A prior draft of the NIST publication stated that OOB authentication using SMS was deprecated and could be disallowed in the future.

This led to a deluge of articles released by the security world declaring the death of SMS-based 2FA.

Nist guidelines

Yet, the final version of the NIST guidelines contained no mention of SMS deprecation.

After lobbying from the CTIA, the NIST backtracked on its concerns, explicitly including SMS as a valid channel for OOB authentication.

Nevertheless, some concerns about SMS authentication remain valid. SMS channels can be attacked by smartphone malware and SS7 hacks. In addition, message forwarding and number changes mean that access to messages does not always prove possession of a device.

The NIST has not ignored this uncertainty. The new guidelines do insist that authenticators make sure the user's telephone number is associated with a specific physical device when SMS (or voice) 2FA is used.
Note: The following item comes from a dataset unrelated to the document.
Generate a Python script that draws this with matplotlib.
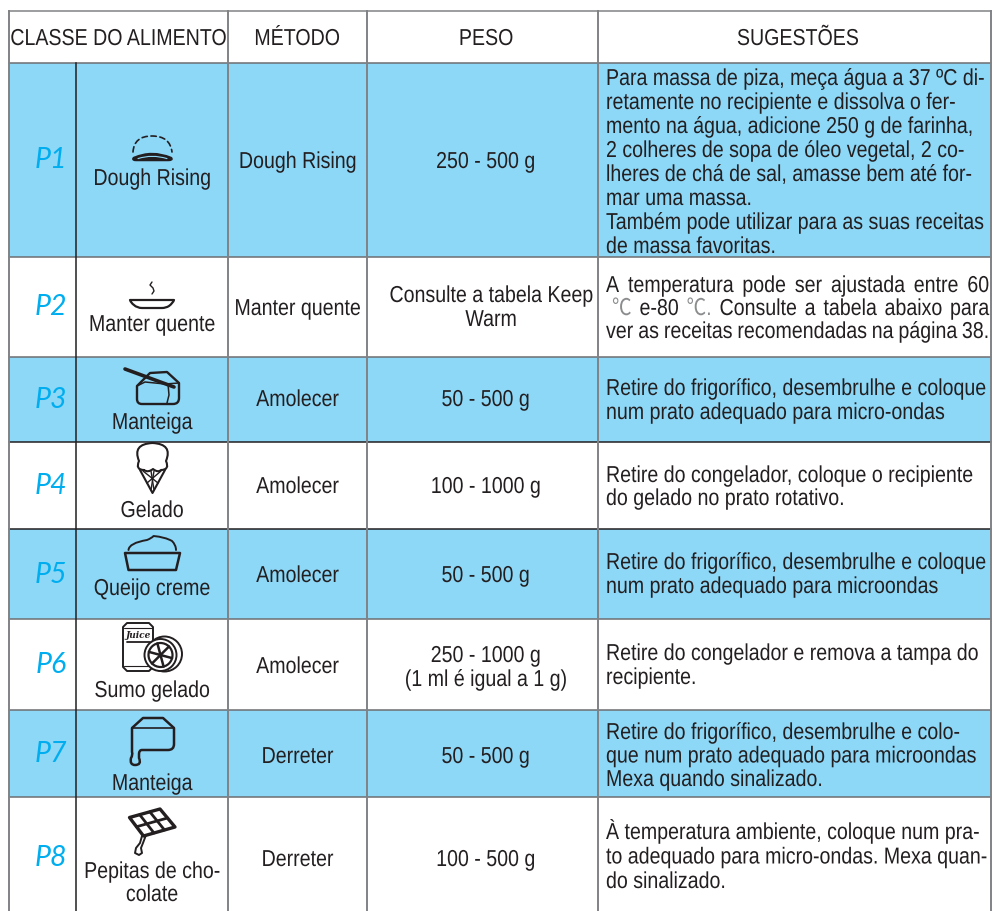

They further recommend that authenticators watch out for behavior such as device swapping, SIM changes, and number porting, which could indicate a compromised channel.

However, the removal of recommendations against SMS indicates that this widely used 2FA channel is far from dead. It remains much more secure than email, and an effective way to reduce your reliance on passwords.

Your new guide

Don't ignore the NIST, use it to your advantage. The Auth0 platform's configurable password policies support the NIST guidelines.

Recent studies have shown that the conventional wisdom on passwords is wrong, so you need to rethink your password strategies. Stop wasting your time on password complexity and focus your security on effective preventative measures like extra salting and 2FA.

The new NIST guidelines tell you what your next steps should be, so consider this publication an opportunity to make your service safe, trustworthy, and user-friendly.

NIST updates are highly influential in the private sector, their suggestions will form the next set of user expectations for your company. If you don't pay attention to the NIST now, you'll soon end up far behind on security.